森 絵都

「宇宙のみなしご」森絵都/講談社

スウ (2004/6/12)
●青き時代を思い出してイテテ

中学生二年生の陽子は一つ下の弟リンと、常におもしろい遊びを考えては実行してきた。
今度の秘密の遊びは、真夜中に屋根にのぼること ―

自分の中学・高校頃の友達関係を嫌でも思い出すリアルさだった。仲がよさそうに見えても突然仲間はずれにされたり、外れた子が流れてきたり、ちょっとでも気を使い損ねるとドロドロになる女子の世界。
この話はドロドロがあることを見せながら寸でのところでさわやかにまとめている所がほっとした。それに、子供は大人が思っているほど歪んでもいないし、あほでもない。ただ、心の中がいつももやもやしている状態なんだよな、というのを思い出したりした。

最後、みんなで屋根にのぼっているときキオスクが言う言葉が、今の自分にとって、ちょっと励まされる感じだった。

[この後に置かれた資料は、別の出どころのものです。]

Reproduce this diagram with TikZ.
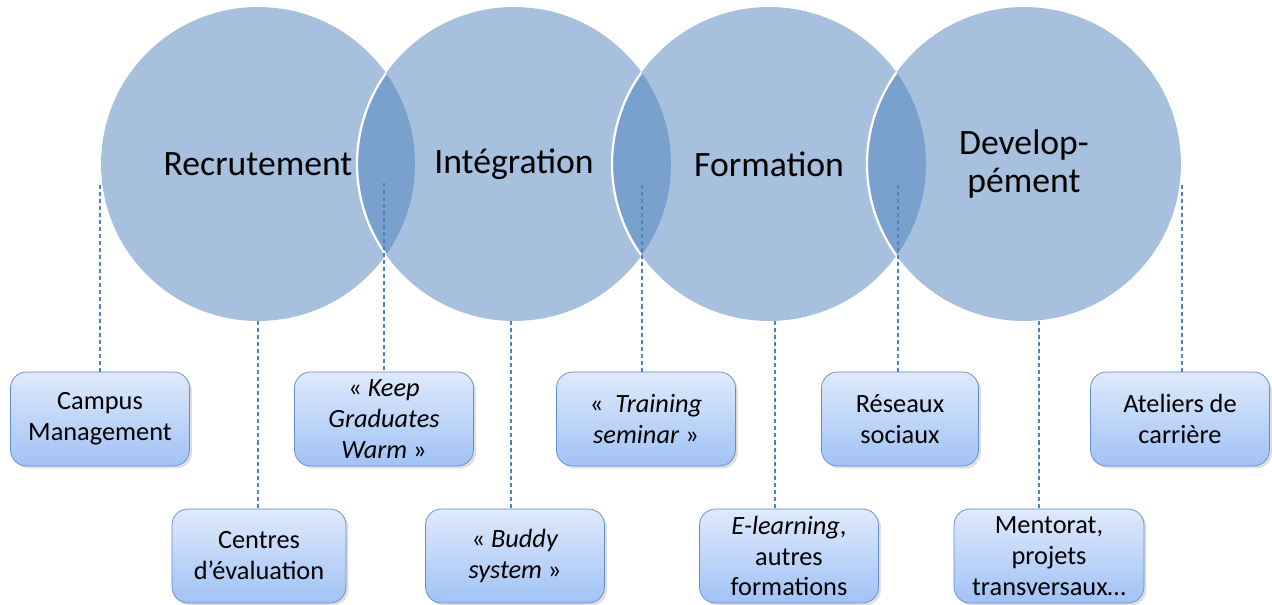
\documentclass[tikz,border=0pt]{standalone}
\usepackage{fontspec}
\setmainfont{Carlito}
\usetikzlibrary{shadows}
\definecolor{accent}{RGB}{79,129,189}
\definecolor{boxline}{RGB}{100,140,200}
\definecolor{boxtop}{RGB}{223,234,252}
\definecolor{boxbot}{RGB}{160,194,245}

\begin{document}
\begin{tikzpicture}[x=0.02cm,y=-0.02cm,
 stage/.style={circle,minimum size=6.28cm,inner sep=0pt,fill=accent,
  fill opacity=0.5,text opacity=1,align=center,
  font=\fontsize{20.3}{21.5}\selectfont},
 task/.style={rounded corners=0.32cm,draw=boxline,top color=boxtop,
  bottom color=boxbot,minimum width=#1,minimum height=1.88cm,inner sep=0pt,
  align=center,font=\fontsize{15}{17.6}\selectfont,
  drop shadow={opacity=0.25,shadow xshift=0.05cm,shadow yshift=-0.05cm}},
 task/.default=3.58cm,
 link/.style={draw=accent,line width=0.6pt,dash pattern=on 2.3pt off 1.7pt}]

 \useasboundingbox (0,0) rectangle (1272,605);

 % the four stages
 \node[stage] (recr) at (258,164) {Recrutement};
 \node[stage] (integ) at (514,164) {Intégration};
 \node[stage] (form) at (769,164) {Formation};
 \node[stage] (dev) at (1024,164) {Develop-\\pément};
 % white rim of each stage where it covers the previous one
 \foreach\A/\B in {recr/integ,integ/form,form/dev}
 {\begin{scope}
   \clip (\A.center) circle (157);
   \draw[white,line width=0.045cm] (\B.center) circle (157);
  \end{scope}}

 % actions, upper row
 \node[task] (campus) at (100,419) {Campus\\Management};
 \node[task] (keep) at (384,419) {« \textit{Keep}\\\textit{Graduates}\\\textit{Warm} »};
 \node[task] (train) at (646,419) {«~ \textit{Training}\\\textit{seminar} »};
 \node[task=3.14cm] (reseau) at (900,419) {Réseaux\\sociaux};
 \node[task] (atelier) at (1180,419) {Ateliers de\\carrière};
 % actions, lower row
 \node[task=3.48cm] (centre) at (259,556) {Centres\\d’évaluation};
 \node[task] (buddy) at (515,556) {« \textit{Buddy}\\\textit{system} »};
 \node[task] (elearn) at (789,556) {\textit{E-learning},\\autres\\formations};
 \node[task=3.8cm] (mentor) at (1049,556) {Mentorat,\\projets\\transversaux…};

 % dashed links
 \coordinate (u1) at (100,185);
 \coordinate (u2) at (384,183);
 \coordinate (u3) at (642,185);
 \coordinate (u4) at (898,185);
 \coordinate (u5) at (1182,185);
 \coordinate (l1) at (258,321);
 \coordinate (l2) at (511,321);
 \coordinate (l3) at (775,321);
 \coordinate (l4) at (1039,321);
 \foreach\P/\N in {u1/campus,u2/keep,u3/train,u4/reseau,u5/atelier,
  l1/centre,l2/buddy,l3/elearn,l4/mentor}
 {\draw[link] (\P) -- (\P |- \N.north);}
\end{tikzpicture}
\end{document}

「−大人も子供もだれだって、いちばんしんどいときは、ひとりで切り抜けるしかないんだ、って」
「ぼくたちはみんな宇宙のみなしごだから。ばらばらに生まれてばらばらに死んでいくみなしごだから。自分の力できらきら輝いてないと、宇宙の暗闇にのみこまれて消えちゃうんだよ、って」
「でも、ひとりでやってかなきゃならないからこそ、ときどき手をつなぎあえる友だちを見つけなさいって、富塚先生、そういったんだ」

こういうセリフは、耳障りがいいきれいなことばで、ここだけ読んでも当たり前の事・・という感じがしてしまうかもしれないけれど、このお話の、一人ひとりしんどい所をなんとか乗り越えていく様子を読んできたからこそ、心に響くものがあるのだな、と思った。